La zona interessata dagli eventi sismici in Emilia è costituita da depositi sabbiosi di grossa potenza, normalmente consolidati, con granulometria piuttosto critica, completamente immersi in acqua. In presenza di fenomeni tellurici con magnitudo superiore a 5 della scala Richter e di accelerazioni al suolo maggiori di 0,1g (in campo libero) ci troviamo nelle condizioni ideali per assistere a fenomeni di liquefazione. Strano non è il fenomeno; strana è la “sorpresa” che molti evidenziano in questa circostanza.
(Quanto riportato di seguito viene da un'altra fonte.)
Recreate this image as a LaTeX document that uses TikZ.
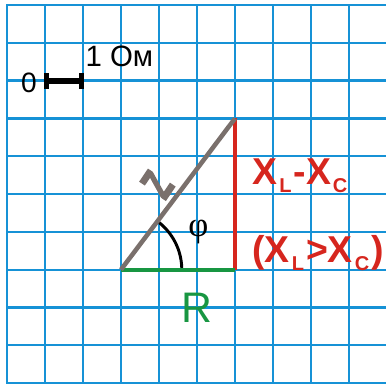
\documentclass[tikz,border=0pt]{standalone}
\usepackage{fontspec}
\setmainfont{Liberation Sans}
\newfontfamily\serifgreek{Liberation Serif}
\newfontfamily\heavyz[FakeBold=4]{Liberation Sans Bold}
\definecolor{gridblue}{RGB}{22,146,214}
\definecolor{zred}{RGB}{214,38,30}
\definecolor{zgreen}{RGB}{24,150,66}
\definecolor{zgray}{RGB}{122,112,108}
\newcommand{\lowidx}[1]{\raisebox{-6pt}{\fontsize{15}{15}\selectfont #1}}

\begin{document}
\begin{tikzpicture}[x=1cm, y=0.995cm,
    gridline/.style={draw=gridblue, line width=1.7pt, line cap=rect},
    side/.style={line width=3.1pt},
    redlabel/.style={text=zred, anchor=base west, inner sep=0pt,
        font=\fontsize{28}{30}\selectfont\bfseries}]

% Page size and clip
\useasboundingbox (-0.184,-0.053) rectangle (9.974,10.132);
\clip (-0.184,-0.053) rectangle (9.974,10.132);

% Grid
\foreach \i in {0,...,9} \draw[gridline] (\i,0) -- (\i,10);
\foreach \j in {0,...,10} \draw[gridline] (0,\j) -- (10.3,\j);

% Scale: 1 cell = 1 Ohm
\coordinate (s0) at (1.03,8);
\coordinate (s1) at (1.97,8);
\draw[line width=4.5pt] (s0) -- (s1);
\draw[line width=3.7pt] (s0) ++(0,-0.21) -- ++(0,0.42);
\draw[line width=3.7pt] (s1) ++(0,-0.21) -- ++(0,0.42);
\node[font=\fontsize{21}{24}\selectfont] (zero) at (0.58,7.94) {0};
\node[anchor=base west, inner sep=0pt, font=\fontsize{22}{24}\selectfont] (unit) at (2.06,8.36) {1 Ом};

% Triangle corners
\coordinate (O) at (3,3);
\coordinate (A) at (6,3);
\coordinate (B) at (6,7);

% Angle
\draw[line width=2.2pt] (O) ++(0:1.6) arc[start angle=0, end angle=53.13, radius=1.6];
\node[font=\serifgreek\fontsize{26}{28}\selectfont] (philabel) at (5.04,4.0) {φ};

% Sides
\draw[side, zred] (A) -- (B);
\draw[side, zgreen] (O) -- (A);
\draw[side, zgray, line width=3.4pt] (O) -- (B);

% Labels
\node[text=zgray, rotate=56, font=\heavyz\fontsize{34}{36}\selectfont] (zlabel) at (3.95,5.25) {\scalebox{0.65}[1]{Z}};
\node[text=zgreen, font=\fontsize{32}{34}\selectfont] (rlabel) at (5,2.0) {R};
\node[redlabel] (xdiff) at (6.45,5.24) {X\hspace{1.5pt}\lowidx{L}\hspace{1.5pt}-X\hspace{1.5pt}\lowidx{C}};
\node[redlabel] (xcond) at (6.45,3.20) {(X\hspace{1.5pt}\lowidx{L}\hspace{1.5pt}>X\hspace{1.5pt}\lowidx{C}\hspace{2pt})};

\end{tikzpicture}
\end{document}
Si tratta, infatti, di fenomeni ben noti, ampiamente documentati nella bibliografia tecnica e consacrati nelle norme tecniche che regolano l’attività edilizia nel nostro Paese. E’ vero che non siamo in grado di elaborare modelli in grado di quantificare in modo completo ed esaustivo il fenomeno, però lo conosciamo piuttosto bene pur senza comprenderlo appieno (niente di nuovo sotto il sole dei … modelli 🙂 ).